* **Goal**: Write out exactly the lines from the line with "Rebuild this chart" through the line with "import matplotlib.pyplot as plt", including both, and nothing more.

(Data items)
## START

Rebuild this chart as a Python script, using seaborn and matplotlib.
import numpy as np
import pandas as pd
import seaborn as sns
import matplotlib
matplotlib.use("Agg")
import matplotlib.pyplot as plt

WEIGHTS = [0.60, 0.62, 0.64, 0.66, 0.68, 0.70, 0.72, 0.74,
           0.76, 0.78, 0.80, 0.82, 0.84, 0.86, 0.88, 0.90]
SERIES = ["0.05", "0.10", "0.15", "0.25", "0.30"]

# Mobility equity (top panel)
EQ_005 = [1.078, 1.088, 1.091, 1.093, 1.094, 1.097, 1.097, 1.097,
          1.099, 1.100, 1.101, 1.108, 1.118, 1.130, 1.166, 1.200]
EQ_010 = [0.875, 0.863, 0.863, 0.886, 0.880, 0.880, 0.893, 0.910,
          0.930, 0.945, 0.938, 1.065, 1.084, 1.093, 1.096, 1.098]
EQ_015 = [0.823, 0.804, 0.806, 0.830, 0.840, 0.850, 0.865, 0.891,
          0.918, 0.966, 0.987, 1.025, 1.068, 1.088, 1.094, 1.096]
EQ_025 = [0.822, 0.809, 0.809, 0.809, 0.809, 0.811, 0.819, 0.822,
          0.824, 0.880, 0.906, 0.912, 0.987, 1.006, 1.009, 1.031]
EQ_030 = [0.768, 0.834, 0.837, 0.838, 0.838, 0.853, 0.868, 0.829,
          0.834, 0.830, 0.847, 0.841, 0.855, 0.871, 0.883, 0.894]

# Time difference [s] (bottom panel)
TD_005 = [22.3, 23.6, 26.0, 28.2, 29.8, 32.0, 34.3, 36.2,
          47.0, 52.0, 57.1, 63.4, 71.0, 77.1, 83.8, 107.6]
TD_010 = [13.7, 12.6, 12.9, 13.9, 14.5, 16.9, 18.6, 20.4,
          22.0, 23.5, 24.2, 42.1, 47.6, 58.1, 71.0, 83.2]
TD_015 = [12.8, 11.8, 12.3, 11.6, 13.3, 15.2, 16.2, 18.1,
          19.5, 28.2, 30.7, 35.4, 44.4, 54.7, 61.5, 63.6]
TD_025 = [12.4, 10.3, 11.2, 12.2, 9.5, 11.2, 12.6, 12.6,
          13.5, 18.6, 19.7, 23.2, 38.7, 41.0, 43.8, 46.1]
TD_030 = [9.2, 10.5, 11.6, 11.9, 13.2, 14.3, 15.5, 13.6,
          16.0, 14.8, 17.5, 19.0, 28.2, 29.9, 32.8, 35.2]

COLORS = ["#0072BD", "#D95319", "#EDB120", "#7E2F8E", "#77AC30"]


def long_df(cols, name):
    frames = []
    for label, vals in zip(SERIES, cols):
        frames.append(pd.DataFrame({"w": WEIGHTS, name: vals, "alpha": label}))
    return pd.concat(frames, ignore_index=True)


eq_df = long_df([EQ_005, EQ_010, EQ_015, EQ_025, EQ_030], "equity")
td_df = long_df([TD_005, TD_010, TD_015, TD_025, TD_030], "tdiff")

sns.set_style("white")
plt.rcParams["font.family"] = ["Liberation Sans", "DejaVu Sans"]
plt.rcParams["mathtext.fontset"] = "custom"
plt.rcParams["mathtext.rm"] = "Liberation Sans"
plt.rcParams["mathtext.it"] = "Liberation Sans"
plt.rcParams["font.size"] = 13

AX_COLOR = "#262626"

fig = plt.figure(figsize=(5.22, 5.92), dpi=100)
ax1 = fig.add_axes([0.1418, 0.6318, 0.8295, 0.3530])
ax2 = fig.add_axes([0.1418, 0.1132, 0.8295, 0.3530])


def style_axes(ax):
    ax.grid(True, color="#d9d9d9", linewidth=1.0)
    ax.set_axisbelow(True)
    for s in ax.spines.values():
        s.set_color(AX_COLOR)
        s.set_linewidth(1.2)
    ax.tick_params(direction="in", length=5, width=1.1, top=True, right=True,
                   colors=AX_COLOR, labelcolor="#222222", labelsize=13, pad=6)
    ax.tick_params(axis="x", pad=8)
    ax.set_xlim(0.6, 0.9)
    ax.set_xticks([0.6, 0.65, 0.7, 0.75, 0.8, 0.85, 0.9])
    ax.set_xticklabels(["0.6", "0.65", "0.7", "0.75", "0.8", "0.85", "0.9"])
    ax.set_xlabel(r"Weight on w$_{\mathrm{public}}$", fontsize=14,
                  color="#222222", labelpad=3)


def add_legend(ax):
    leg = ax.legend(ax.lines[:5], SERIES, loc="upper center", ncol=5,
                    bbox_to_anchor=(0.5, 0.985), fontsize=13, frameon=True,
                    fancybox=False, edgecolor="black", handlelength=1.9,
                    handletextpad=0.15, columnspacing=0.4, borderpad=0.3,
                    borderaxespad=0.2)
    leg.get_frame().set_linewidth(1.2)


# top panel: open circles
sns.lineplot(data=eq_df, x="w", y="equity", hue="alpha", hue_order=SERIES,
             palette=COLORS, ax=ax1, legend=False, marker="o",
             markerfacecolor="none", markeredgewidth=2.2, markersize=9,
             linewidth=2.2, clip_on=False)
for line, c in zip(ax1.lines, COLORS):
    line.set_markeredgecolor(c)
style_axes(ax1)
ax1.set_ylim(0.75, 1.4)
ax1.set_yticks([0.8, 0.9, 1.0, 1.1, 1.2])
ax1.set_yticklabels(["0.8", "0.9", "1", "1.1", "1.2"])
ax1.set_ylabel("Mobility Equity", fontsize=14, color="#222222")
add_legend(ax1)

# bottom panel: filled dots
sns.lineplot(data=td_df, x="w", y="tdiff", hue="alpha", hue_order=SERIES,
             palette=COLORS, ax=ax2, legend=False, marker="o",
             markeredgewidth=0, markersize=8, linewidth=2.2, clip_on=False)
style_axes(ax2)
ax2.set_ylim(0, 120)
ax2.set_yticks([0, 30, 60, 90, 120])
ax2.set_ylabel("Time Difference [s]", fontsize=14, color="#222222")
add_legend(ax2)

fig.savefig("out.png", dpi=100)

## END
## START

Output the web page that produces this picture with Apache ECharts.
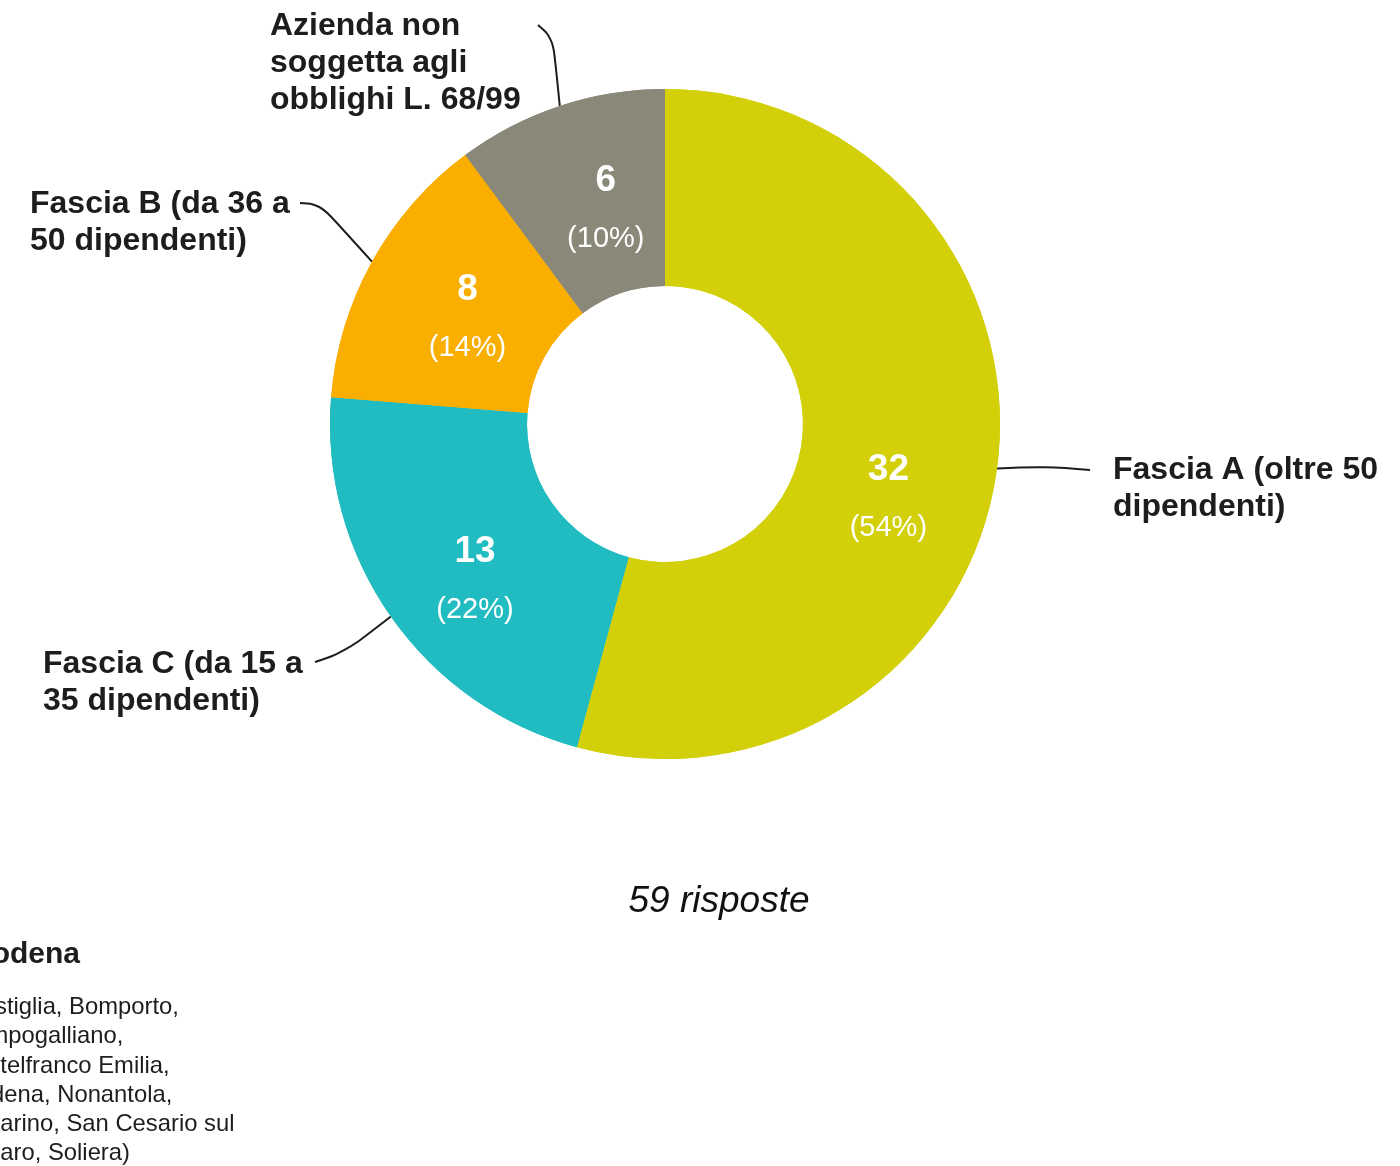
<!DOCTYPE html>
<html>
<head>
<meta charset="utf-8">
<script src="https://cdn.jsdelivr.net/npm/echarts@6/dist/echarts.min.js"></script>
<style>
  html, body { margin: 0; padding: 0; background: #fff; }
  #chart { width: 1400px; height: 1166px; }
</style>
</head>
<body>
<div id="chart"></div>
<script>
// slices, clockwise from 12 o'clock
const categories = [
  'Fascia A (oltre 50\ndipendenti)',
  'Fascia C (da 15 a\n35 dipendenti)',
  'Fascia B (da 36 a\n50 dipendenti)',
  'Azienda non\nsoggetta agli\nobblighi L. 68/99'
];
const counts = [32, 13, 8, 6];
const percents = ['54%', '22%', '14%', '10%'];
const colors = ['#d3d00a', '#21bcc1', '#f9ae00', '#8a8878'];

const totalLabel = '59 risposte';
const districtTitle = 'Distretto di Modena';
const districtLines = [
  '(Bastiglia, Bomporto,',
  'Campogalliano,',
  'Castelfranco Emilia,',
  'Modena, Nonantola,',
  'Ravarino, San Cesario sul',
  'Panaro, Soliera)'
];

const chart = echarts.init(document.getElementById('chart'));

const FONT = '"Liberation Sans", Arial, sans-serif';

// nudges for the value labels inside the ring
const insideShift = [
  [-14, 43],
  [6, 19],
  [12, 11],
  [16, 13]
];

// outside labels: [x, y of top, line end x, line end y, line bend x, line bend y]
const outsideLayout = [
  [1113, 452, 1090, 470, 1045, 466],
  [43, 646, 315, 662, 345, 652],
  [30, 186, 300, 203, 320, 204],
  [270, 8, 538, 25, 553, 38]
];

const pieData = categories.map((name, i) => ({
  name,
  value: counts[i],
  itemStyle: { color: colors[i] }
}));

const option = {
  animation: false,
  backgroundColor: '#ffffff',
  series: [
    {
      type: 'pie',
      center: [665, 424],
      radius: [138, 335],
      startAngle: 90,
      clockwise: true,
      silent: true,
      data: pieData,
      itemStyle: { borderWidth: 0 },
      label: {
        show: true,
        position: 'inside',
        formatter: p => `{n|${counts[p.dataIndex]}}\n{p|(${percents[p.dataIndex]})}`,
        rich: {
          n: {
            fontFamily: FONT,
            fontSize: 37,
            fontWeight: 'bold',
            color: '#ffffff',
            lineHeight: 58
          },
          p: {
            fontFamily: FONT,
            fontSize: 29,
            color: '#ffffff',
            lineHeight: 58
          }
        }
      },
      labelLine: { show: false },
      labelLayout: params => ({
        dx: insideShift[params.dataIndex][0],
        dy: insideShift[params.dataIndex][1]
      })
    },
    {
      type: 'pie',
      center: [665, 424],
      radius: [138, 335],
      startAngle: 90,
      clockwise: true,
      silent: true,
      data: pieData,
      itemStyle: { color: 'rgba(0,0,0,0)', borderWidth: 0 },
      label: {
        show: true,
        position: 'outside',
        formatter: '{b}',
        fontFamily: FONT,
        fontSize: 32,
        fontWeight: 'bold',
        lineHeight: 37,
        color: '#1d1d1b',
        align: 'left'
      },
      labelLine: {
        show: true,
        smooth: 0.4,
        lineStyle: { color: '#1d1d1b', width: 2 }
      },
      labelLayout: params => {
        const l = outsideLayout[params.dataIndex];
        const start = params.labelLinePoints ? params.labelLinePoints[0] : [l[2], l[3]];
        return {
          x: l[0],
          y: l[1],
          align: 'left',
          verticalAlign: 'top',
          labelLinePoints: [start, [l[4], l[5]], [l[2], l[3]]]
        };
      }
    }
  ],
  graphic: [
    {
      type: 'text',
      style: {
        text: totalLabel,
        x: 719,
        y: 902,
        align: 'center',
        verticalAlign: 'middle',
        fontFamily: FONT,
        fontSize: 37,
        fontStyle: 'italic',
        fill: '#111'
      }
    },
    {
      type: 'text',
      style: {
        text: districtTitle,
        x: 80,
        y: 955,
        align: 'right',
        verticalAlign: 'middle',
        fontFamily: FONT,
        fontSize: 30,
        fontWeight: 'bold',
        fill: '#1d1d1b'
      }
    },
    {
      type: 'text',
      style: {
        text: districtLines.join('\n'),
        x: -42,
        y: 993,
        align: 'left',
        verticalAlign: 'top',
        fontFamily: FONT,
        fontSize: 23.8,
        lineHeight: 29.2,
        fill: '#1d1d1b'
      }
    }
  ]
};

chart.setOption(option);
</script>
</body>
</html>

## END

* **Answer to this task**:
Rebuild this chart as a Python script, using seaborn and matplotlib.
import numpy as np
import pandas as pd
import seaborn as sns
import matplotlib
matplotlib.use("Agg")
import matplotlib.pyplot as plt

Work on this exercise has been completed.